Futures traders noted a belated effort by the market to reach positive territory. “We were trading around $3.39 to $3.41 for the longest time. It was down as much as 9 cents and rallied back,” said a New York floor trader. “In my view this would be a good place to sell. We’ll see what Thursday’s storage number brings, and factor that in, but we are expecting a withdrawal of 136 Bcf to 142 Bcf. There is no bullish sentiment in here at all.”

Others are right in line with the floor trader’s estimate. ICAP Energy calculates a withdrawal of 138 Bcf and a Reuters poll of 23 traders and analysts showed a 136 Bcf average with a range of 121 Bcf to 156 Bcf. Bentek Energy sees a pull of 146 Bcf.

Weather forecasts for next week continue to call for substantial cold temperatures from the Mississippi Valley eastward. Commodity Weather Group (CWG) in its six- to 10-day forecast shows below- to much-below-normal temperatures from North Dakota to Maine, and East Texas to Georgia. For the most part, the West is normal to above-normal.

“Next week’s mammoth cold air outbreak continues to be the biggest feature on the forecast horizon, and the models are experiencing difficulty seeing what happens beyond it,” said CWG President Matt Rogers. “We are watching some major model disagreements showing up as early as days nine-10 now between the usually more reliable American and European ensembles. The European ensembles introduce a weak, secondary cold push around this time, while the American models continue to progress the warmer 11-15 day trends forward.”

Top traders have deftly navigated the recent decline and are looking once again to sell. “Fundamentally, not much has changed in the gas market,” said DEVO Capital President Mike DeVooght. “We do feel the highest probability is for the gas market to continue to trade in the $3-4 range over the next few months.
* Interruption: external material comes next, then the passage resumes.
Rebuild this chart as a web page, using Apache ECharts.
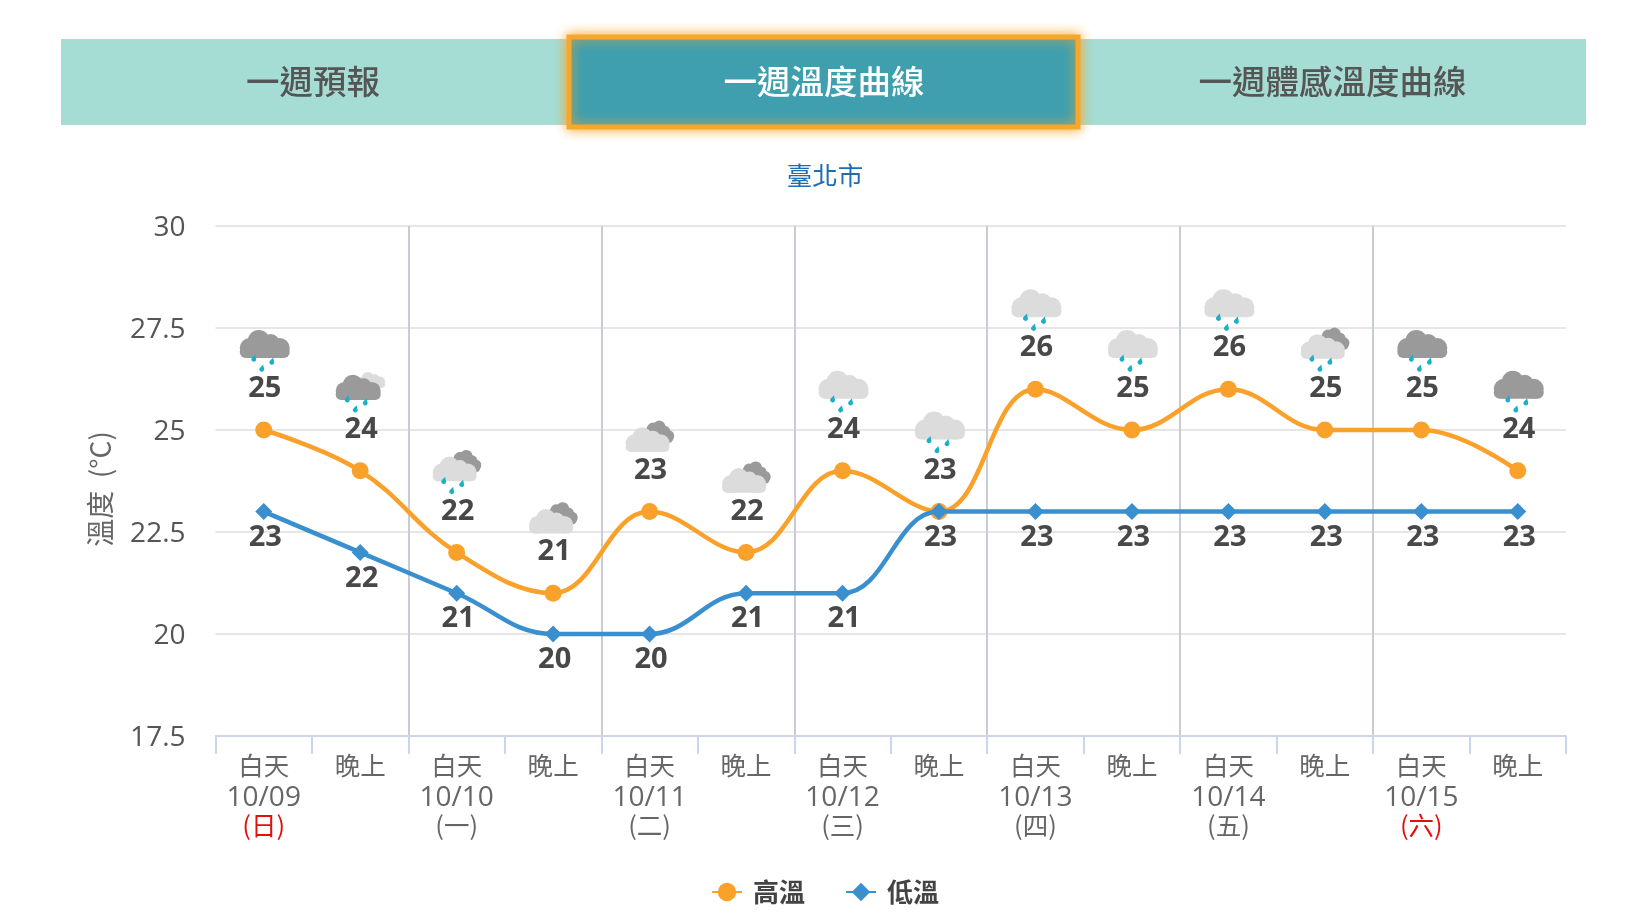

We covered our short positions last week and will now look for a substantial rally ($3.60-4.00) to resell this market.”

DeVooght counsels trading accounts and end-users to stand aside, but producers and physical market longs are advised to hold the balance of a winter strip established earlier at $3.75-3.95. Should any of the remaining winter months trade above $3.75-3.95, he advises a “light position.”